The main concern has been to explore the distinctive intergenerational design challenges of what some architects and urban planners are beginning to call “Late Life Urbanism.“ Research explorations included an excursion in April 2022 to Alicante, Benidorm and neighbouring urban enclaves in the Costa Blanca (Spain). The area is relevant as ageing bodies and practices have become, since the 1960s, a sort of vector of urbanisation in the region: developing into what some geographers call “the Pensioners’ Coast“.
Considering the intriguing history of migration of this region, with pensioners from all over Central and Northern Europe (but also from other regions of Spain) relocating there, the “Pensioners’ Coast“ is an interesting experimental ground to witness what happens when older bodies take centre-stage.

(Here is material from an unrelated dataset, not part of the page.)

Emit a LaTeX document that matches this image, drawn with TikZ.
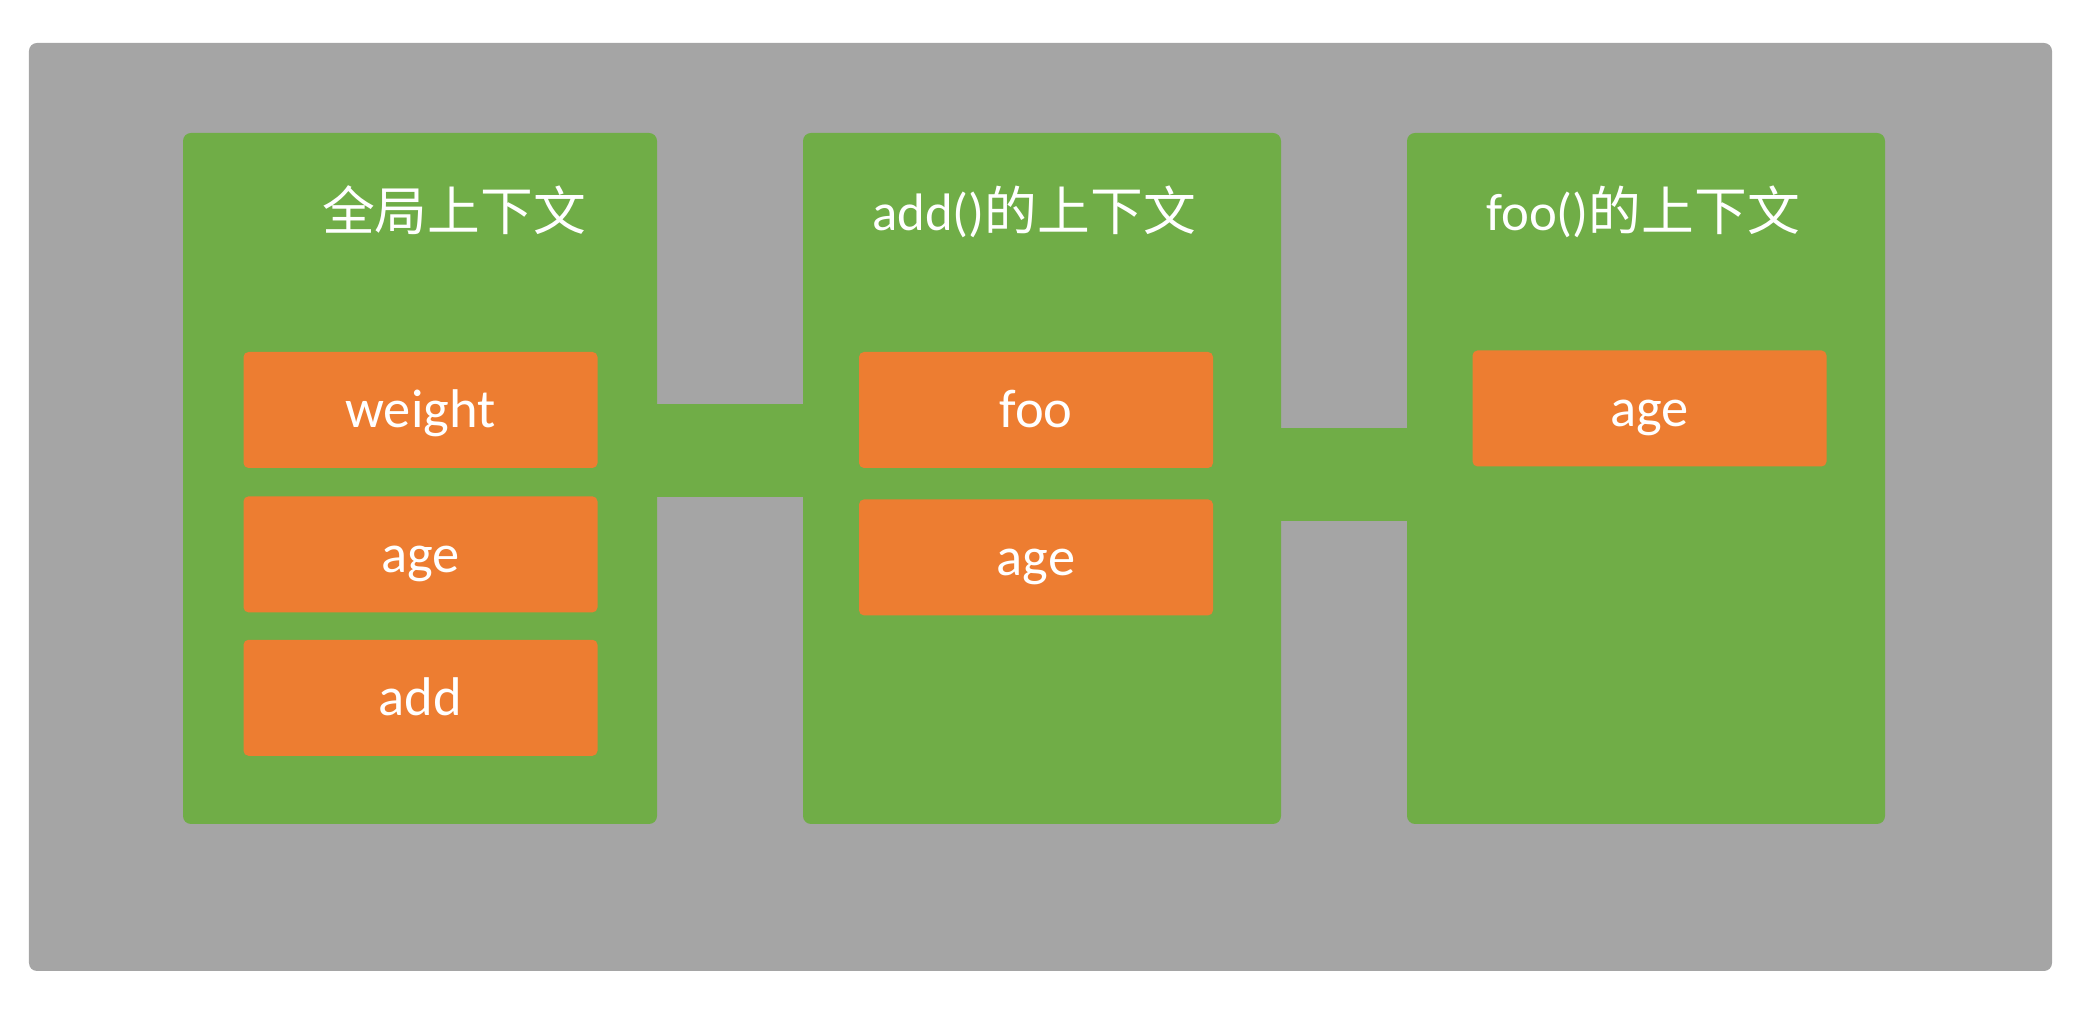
\documentclass[tikz,border=0pt]{standalone}
\usepackage{fontspec}
\setmainfont{Carlito}
\newfontfamily\cjk{Noto Sans CJK SC}
\usetikzlibrary{positioning}
\definecolor{bggrey}{HTML}{A5A5A5}
\definecolor{ctxgreen}{HTML}{70AD47}
\definecolor{varorange}{HTML}{ED7D31}

\begin{document}
\begin{tikzpicture}[
  ctx/.style={fill=ctxgreen, rounded corners=0.08cm, minimum width=4.78cm, minimum height=6.91cm, inner sep=0pt},
  var/.style={fill=varorange, rounded corners=0.05cm, minimum width=3.54cm, minimum height=1.16cm, inner sep=0pt,
    text=white, text height=2.6ex, text depth=.5ex, font=\fontsize{15.5}{18}\selectfont},
  ctxtitle/.style={text=white, anchor=base, inner sep=0pt, font=\fontsize{15}{18}\selectfont},
  link/.style={draw=ctxgreen, line width=0.93cm, shorten <=-0.05cm, shorten >=-0.05cm}
]
  \useasboundingbox (0,0) rectangle (20.88,10.14);
  \fill[bggrey, rounded corners=0.08cm] (0.29,0.43) rectangle (20.52,9.71);
  % execution contexts
  \node[ctx, minimum width=4.74cm] (global) at (4.20,5.355) {};
  \node[ctx] (addctx) at (10.42,5.355) {};
  \node[ctx] (fooctx) at (16.46,5.355) {};
  \draw[link] ([yshift=0.28cm]global.east) -- ([yshift=0.28cm]addctx.west);
  \draw[link] ([yshift=0.04cm]addctx.east) -- ([yshift=0.04cm]fooctx.west);
  \node[ctxtitle] (globaltitle) at (4.54,7.83) {\cjk 全局上下文};
  \node[ctxtitle] (addtitle) at (10.34,7.83) {add()\cjk 的上下文};
  \node[ctxtitle] (footitle) at (16.43,7.83) {foo()\cjk 的上下文};
  % variables
  \node[var] (weight) at (4.205,6.04) {weight};
  \node[var, below=0.27cm of weight] (gage) {age};
  \node[var, below=0.26cm of gage] (gadd) {add};
  \node[var] (foo) at (10.36,6.04) {foo};
  \node[var, below=0.30cm of foo] (aage) {age};
  \node[var] (fage) at (16.495,6.055) {age};
\end{tikzpicture}
\end{document}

Over the course of seven eventful and exciting days student researchers had the chance to explore how sensitised urban designers from the area respond to the intergenerational design challenges these bodies bring in different ways.
In a joint endeavour with STS-inspired architectural researchers from the Critical Pedagogies, Ecological Politics and Material Practices research group of the University of Alicante, the visit allowed the research group to explore different approaches to architectural practice where older people have more active roles in the design and management of ageing cities (from cooperative senior cohousing to inter- and multigenerational housing projects, as well as accessible public space infrastructures, ranging from sidewalks to beaches and public transportation).
With this Zine the research group wish to share some of their main reflections on engaging ethnographically with late life urbanism in Costa Blanca (or should we say eng-age?). The Zine could be taken as a long thank you note and a memoir of encounters with different initiatives. It is also a relevant intergenerational gift of sorts, given to future urban researchers on these topics.